In Quest Of: Good Hair
I have never met a woman who liked the hair she was born with. Women with curly hair wish it was straight, women with fine hair wish it was thick. Women with thick, straight hair should be satisfied — but I’ve heard them complain too. Maybe they would like some waves. Maybe they don’t care for the color they were born with.
The thing about hair is that it’s easy to change and if you make a mistake, you don’t have to live with it for very long. At least, that’s how I felt when I was younger.
I personally spent an entire decade forcing my super-straight, fine hair into tight little curls via perm. This was the 1980s, when that was considered stylish. Besides, I don’t have the patience for blow drying, and the perm made it possible to look good after a simple shampoo.
But when the 80s ended, I noticed something funny about the part at the top of my head: it had become wider. I did not pay it much attention at first, but as time passed, the rift at the top of my forehead grew and I was faced with a sad realization: My hair was thinning. Actually, I had developed a receding hairline.
At first, I blamed the chemicals in the perms. I let my hair grow into its natural straight, limp state and waited for the old fullness to return. Instead, the bald patch at the top became noticeably thinner. I had my hairdresser give me bangs. I hate bangs, but they are my version of a combover. I wonder if Donald Trump feels the same way about his hair, which is now a reliable laugh line for every comedian in the country? Of course, Trump could choose to forego combing his hair over the front of his head if he wanted. Bald is acceptable on men, and can even be sexy. (Ask Bruce Willis. Or my husband.)
I’m lucky: the thinned out hair is confined to the area adjacent to my forehead. I’ve got plenty left on the rest of my scalp. But if I don’t have my bangs combed just right, there is definite baldness there, which is not a becoming look. So I keep the bangs trimmed just right (and freak out if a hairdresser has the insane idea that layering them is a good idea). And seek out anything that might stop my hairline from receding further.
I tried Rogaine – but thanks to the position of my bald spot, I was unable to keep the stuff from dripping into my eyes, so I abandoned that pretty quickly. I’ve taken vitamins – which didn’t hurt, but didn’t help the situation, either. Shampoos and treatments for thinning hair just make it frizzy. And for years, I’ve eyed these laser combs that purport to promote hair regrowth, but at $300 and up, I’m not about to try it.
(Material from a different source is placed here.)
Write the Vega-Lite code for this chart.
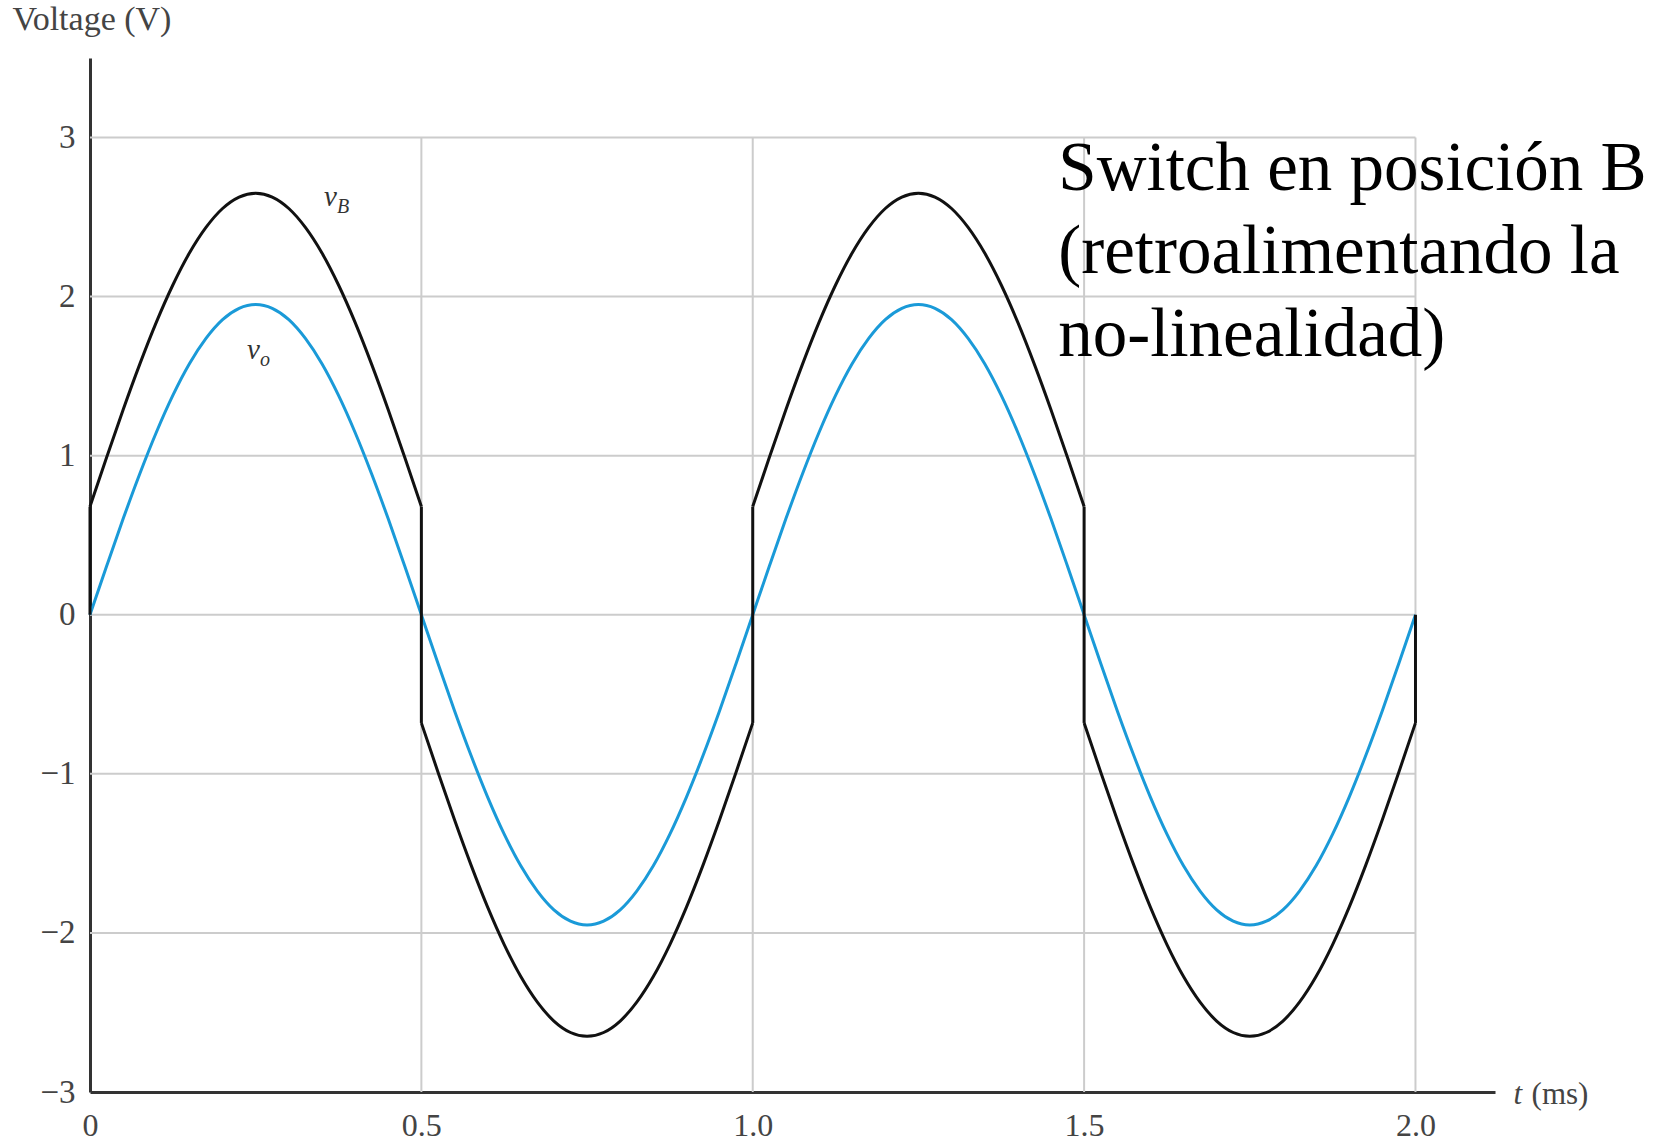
{
  "$schema": "https://vega.github.io/schema/vega-lite/v6.json",
  "autosize": {"type": "none"},
  "width": 1405,
  "height": 1034,
  "padding": {"left": 90, "top": 58, "right": 169, "bottom": 52},
  "background": "white",
  "config": {"view": {"stroke": null}},
  "datasets": {
    "vgrid": [{"t": 0.5, "v": -3, "v2": 3}, {"t": 1, "v": -3, "v2": 3}, {"t": 1.5, "v": -3, "v2": 3}, {"t": 2, "v": -3, "v2": 3}],
    "hgrid": [{"v": -2, "t": 0, "t2": 2}, {"v": -1, "t": 0, "t2": 2}, {"v": 0, "t": 0, "t2": 2}, {"v": 1, "t": 0, "t2": 2}, {"v": 2, "t": 0, "t2": 2}, {"v": 3, "t": 0, "t2": 2}],
    "vo": [
      {"t":0,"v":0},{"t":0.025,"v":0.305},{"t":0.05,"v":0.603},{"t":0.075,"v":0.885},{"t":0.1,"v":1.146},{"t":0.125,"v":1.379},{"t":0.15,"v":1.578},{"t":0.175,"v":1.737},{"t":0.2,"v":1.855},{"t":0.225,"v":1.926},{"t":0.25,"v":1.95},{"t":0.275,"v":1.926},{"t":0.3,"v":1.855},{"t":0.325,"v":1.737},{"t":0.35,"v":1.578},{"t":0.375,"v":1.379},{"t":0.4,"v":1.146},{"t":0.425,"v":0.885},{"t":0.45,"v":0.603},{"t":0.475,"v":0.305},{"t":0.5,"v":0},
      {"t":0.525,"v":-0.305},{"t":0.55,"v":-0.603},{"t":0.575,"v":-0.885},{"t":0.6,"v":-1.146},{"t":0.625,"v":-1.379},{"t":0.65,"v":-1.578},{"t":0.675,"v":-1.737},{"t":0.7,"v":-1.855},{"t":0.725,"v":-1.926},{"t":0.75,"v":-1.95},{"t":0.775,"v":-1.926},{"t":0.8,"v":-1.855},{"t":0.825,"v":-1.737},{"t":0.85,"v":-1.578},{"t":0.875,"v":-1.379},{"t":0.9,"v":-1.146},{"t":0.925,"v":-0.885},{"t":0.95,"v":-0.603},{"t":0.975,"v":-0.305},{"t":1,"v":0},
      {"t":1.025,"v":0.305},{"t":1.05,"v":0.603},{"t":1.075,"v":0.885},{"t":1.1,"v":1.146},{"t":1.125,"v":1.379},{"t":1.15,"v":1.578},{"t":1.175,"v":1.737},{"t":1.2,"v":1.855},{"t":1.225,"v":1.926},{"t":1.25,"v":1.95},{"t":1.275,"v":1.926},{"t":1.3,"v":1.855},{"t":1.325,"v":1.737},{"t":1.35,"v":1.578},{"t":1.375,"v":1.379},{"t":1.4,"v":1.146},{"t":1.425,"v":0.885},{"t":1.45,"v":0.603},{"t":1.475,"v":0.305},{"t":1.5,"v":0},
      {"t":1.525,"v":-0.305},{"t":1.55,"v":-0.603},{"t":1.575,"v":-0.885},{"t":1.6,"v":-1.146},{"t":1.625,"v":-1.379},{"t":1.65,"v":-1.578},{"t":1.675,"v":-1.737},{"t":1.7,"v":-1.855},{"t":1.725,"v":-1.926},{"t":1.75,"v":-1.95},{"t":1.775,"v":-1.926},{"t":1.8,"v":-1.855},{"t":1.825,"v":-1.737},{"t":1.85,"v":-1.578},{"t":1.875,"v":-1.379},{"t":1.9,"v":-1.146},{"t":1.925,"v":-0.885},{"t":1.95,"v":-0.603},{"t":1.975,"v":-0.305},{"t":2,"v":0}
    ],
    "vB": [
      {"seg":1,"t":0,"v":0.68},{"seg":1,"t":0.025,"v":0.988},{"seg":1,"t":0.05,"v":1.289},{"seg":1,"t":0.075,"v":1.574},{"seg":1,"t":0.1,"v":1.838},{"seg":1,"t":0.125,"v":2.073},{"seg":1,"t":0.15,"v":2.274},{"seg":1,"t":0.175,"v":2.435},{"seg":1,"t":0.2,"v":2.554},{"seg":1,"t":0.225,"v":2.626},{"seg":1,"t":0.25,"v":2.65},{"seg":1,"t":0.275,"v":2.626},{"seg":1,"t":0.3,"v":2.554},{"seg":1,"t":0.325,"v":2.435},{"seg":1,"t":0.35,"v":2.274},{"seg":1,"t":0.375,"v":2.073},{"seg":1,"t":0.4,"v":1.838},{"seg":1,"t":0.425,"v":1.574},{"seg":1,"t":0.45,"v":1.289},{"seg":1,"t":0.475,"v":0.988},{"seg":1,"t":0.5,"v":0.68},
      {"seg":2,"t":0.5,"v":-0.68},{"seg":2,"t":0.525,"v":-0.988},{"seg":2,"t":0.55,"v":-1.289},{"seg":2,"t":0.575,"v":-1.574},{"seg":2,"t":0.6,"v":-1.838},{"seg":2,"t":0.625,"v":-2.073},{"seg":2,"t":0.65,"v":-2.274},{"seg":2,"t":0.675,"v":-2.435},{"seg":2,"t":0.7,"v":-2.554},{"seg":2,"t":0.725,"v":-2.626},{"seg":2,"t":0.75,"v":-2.65},{"seg":2,"t":0.775,"v":-2.626},{"seg":2,"t":0.8,"v":-2.554},{"seg":2,"t":0.825,"v":-2.435},{"seg":2,"t":0.85,"v":-2.274},{"seg":2,"t":0.875,"v":-2.073},{"seg":2,"t":0.9,"v":-1.838},{"seg":2,"t":0.925,"v":-1.574},{"seg":2,"t":0.95,"v":-1.289},{"seg":2,"t":0.975,"v":-0.988},{"seg":2,"t":1,"v":-0.68},
      {"seg":3,"t":1,"v":0.68},{"seg":3,"t":1.025,"v":0.988},{"seg":3,"t":1.05,"v":1.289},{"seg":3,"t":1.075,"v":1.574},{"seg":3,"t":1.1,"v":1.838},{"seg":3,"t":1.125,"v":2.073},{"seg":3,"t":1.15,"v":2.274},{"seg":3,"t":1.175,"v":2.435},{"seg":3,"t":1.2,"v":2.554},{"seg":3,"t":1.225,"v":2.626},{"seg":3,"t":1.25,"v":2.65},{"seg":3,"t":1.275,"v":2.626},{"seg":3,"t":1.3,"v":2.554},{"seg":3,"t":1.325,"v":2.435},{"seg":3,"t":1.35,"v":2.274},{"seg":3,"t":1.375,"v":2.073},{"seg":3,"t":1.4,"v":1.838},{"seg":3,"t":1.425,"v":1.574},{"seg":3,"t":1.45,"v":1.289},{"seg":3,"t":1.475,"v":0.988},{"seg":3,"t":1.5,"v":0.68},
      {"seg":4,"t":1.5,"v":-0.68},{"seg":4,"t":1.525,"v":-0.988},{"seg":4,"t":1.55,"v":-1.289},{"seg":4,"t":1.575,"v":-1.574},{"seg":4,"t":1.6,"v":-1.838},{"seg":4,"t":1.625,"v":-2.073},{"seg":4,"t":1.65,"v":-2.274},{"seg":4,"t":1.675,"v":-2.435},{"seg":4,"t":1.7,"v":-2.554},{"seg":4,"t":1.725,"v":-2.626},{"seg":4,"t":1.75,"v":-2.65},{"seg":4,"t":1.775,"v":-2.626},{"seg":4,"t":1.8,"v":-2.554},{"seg":4,"t":1.825,"v":-2.435},{"seg":4,"t":1.85,"v":-2.274},{"seg":4,"t":1.875,"v":-2.073},{"seg":4,"t":1.9,"v":-1.838},{"seg":4,"t":1.925,"v":-1.574},{"seg":4,"t":1.95,"v":-1.289},{"seg":4,"t":1.975,"v":-0.988},{"seg":4,"t":2,"v":-0.68}
    ],
    "vBjumps": [
      {"t": 0, "v": 0, "v2": 0.68},
      {"t": 0.5, "v": 0.68, "v2": -0.68},
      {"t": 1, "v": -0.68, "v2": 0.68},
      {"t": 1.5, "v": 0.68, "v2": -0.68},
      {"t": 2, "v": -0.68, "v2": 0}
    ],
    "curveLabels": [
      {"t": 0.353, "v": 2.57, "main": "v", "sub": "B"},
      {"t": 0.237, "v": 1.61, "main": "v", "sub": "o"}
    ],
    "note": [
      {"t": 1.461, "v": 2.67, "txt": "Switch en posición B\n(retroalimentando la\nno-linealidad)"}
    ],
    "xtitle": [
      {"t": 2.148, "v": -3.02, "a": "t", "b": "(ms)"}
    ]
  },
  "encoding": {
    "x": {"field": "t", "type": "quantitative",
      "scale": {"domain": [0, 2.12], "nice": false, "zero": false},
      "axis": {"values": [0, 0.5, 1, 1.5, 2], "labelExpr": "datum.value == 0 ? '0' : format(datum.value, '.1f')",
        "title": null, "grid": false, "ticks": false, "tickSize": 0, "domainColor": "#333333", "domainWidth": 3,
        "labelFont": "Liberation Serif", "labelFontSize": 32, "labelColor": "#444444", "labelPadding": 18, "labelFlush": false, "labelOverlap": false}},
    "y": {"field": "v", "type": "quantitative",
      "scale": {"domain": [-3, 3.5], "nice": false, "zero": false},
      "axis": {"values": [-3, -2, -1, 0, 1, 2, 3], "title": "Voltage (V)", "titleAngle": 0, "titleX": -78, "titleY": -29,
        "titleAlign": "left", "titleBaseline": "alphabetic", "titleFont": "Liberation Serif", "titleFontSize": 34, "titleFontWeight": "normal", "titleColor": "#444444",
        "grid": false, "ticks": false, "tickSize": 0, "domainColor": "#333333", "domainWidth": 3,
        "labelFont": "Liberation Serif", "labelFontSize": 33, "labelColor": "#444444", "labelPadding": 15, "labelFlush": false, "labelOverlap": false}}
  },
  "layer": [
    {
      "data": {"name": "vgrid"},
      "mark": {"type": "rule", "color": "#cccccc", "strokeWidth": 2},
      "encoding": {"y2": {"field": "v2"}}
    },
    {
      "data": {"name": "hgrid"},
      "mark": {"type": "rule", "color": "#cccccc", "strokeWidth": 2},
      "encoding": {"x2": {"field": "t2"}}
    },
    {
      "data": {"name": "vo"},
      "mark": {"type": "line", "color": "#1a9ad8", "strokeWidth": 3, "interpolate": "monotone"},
      "encoding": {}
    },
    {
      "data": {"name": "vB"},
      "mark": {"type": "line", "color": "#111111", "strokeWidth": 3, "interpolate": "monotone"},
      "encoding": {"detail": {"field": "seg", "type": "nominal"}}
    },
    {
      "data": {"name": "vBjumps"},
      "mark": {"type": "rule", "color": "#111111", "strokeWidth": 3},
      "encoding": {"y2": {"field": "v2"}}
    },
    {
      "data": {"name": "curveLabels"},
      "mark": {"type": "text", "font": "Liberation Serif", "fontStyle": "italic", "fontSize": 29, "align": "left", "baseline": "alphabetic", "color": "#333333"},
      "encoding": {"text": {"field": "main"}}
    },
    {
      "data": {"name": "curveLabels"},
      "mark": {"type": "text", "font": "Liberation Serif", "fontStyle": "italic", "fontSize": 20, "align": "left", "baseline": "alphabetic", "color": "#333333", "dx": 13, "dy": 7},
      "encoding": {"text": {"field": "sub"}}
    },
    {
      "data": {"name": "note"},
      "mark": {"type": "text", "font": "Liberation Serif", "fontSize": 69, "align": "left", "baseline": "alphabetic", "color": "#000000", "lineBreak": "\n", "lineHeight": 83},
      "encoding": {"text": {"field": "txt"}}
    },
    {
      "data": {"name": "xtitle"},
      "mark": {"type": "text", "font": "Liberation Serif", "fontStyle": "italic", "fontSize": 31, "align": "left", "baseline": "middle", "color": "#444444"},
      "encoding": {"text": {"field": "a"}}
    },
    {
      "data": {"name": "xtitle"},
      "mark": {"type": "text", "font": "Liberation Serif", "fontSize": 31, "align": "left", "baseline": "middle", "color": "#444444", "dx": 18},
      "encoding": {"text": {"field": "b"}}
    }
  ]
}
Because while hope springs eternal, I know deep down that these just don’t work.
Despite that, a few months ago I found myself shelling out some good money for some pricey Aveda products that promised to make a difference. The company promises that their Invati line will give you thicker, fuller hair. You just have to use the products faithfully for 90 days.
I purchased the set of shampoo, conditioner and scalp treatment – a 30-day supply – on sale for $90. Before my husband reads this and goes nuts, I want to point out that both the shampoo and conditioner lasted me a whopping 10 weeks, so it’s not as expensive as you would think. Or maybe I just did not use enough. The scalp treatment was a total waste of my time; I had the same issue with it as the Rogaine and stopped using it after a couple of weeks.
Did I grow new thatches of thick, luxurious hair? No. Did it work better than the Pantene Volume stuff I buy way cheap at Costco? It might be my imagination, but I think it did. All I know is that while I was using it, I felt like the bald spot at the top of my head was easier to hide. I also liked the way the stuff smells, and felt good about using products that purport to be green, with fewer chemicals and herbs and essential oils that are certified organic.
Will I buy the Invati again? Probably — but only when I earn a nice, fat check from one of my various freelancing endeavors.
My thinning hair problem appears to be hereditary. My mom also lost hair as she aged, and owns at least one hairpiece. Some day, I may inherit it from her. In the meantime, it’s bangs… and shopping for a good hat.
DISCLOSURE: We have no business relationship with Aveda or any other company or person mentioned in this article and received no compensation for this post.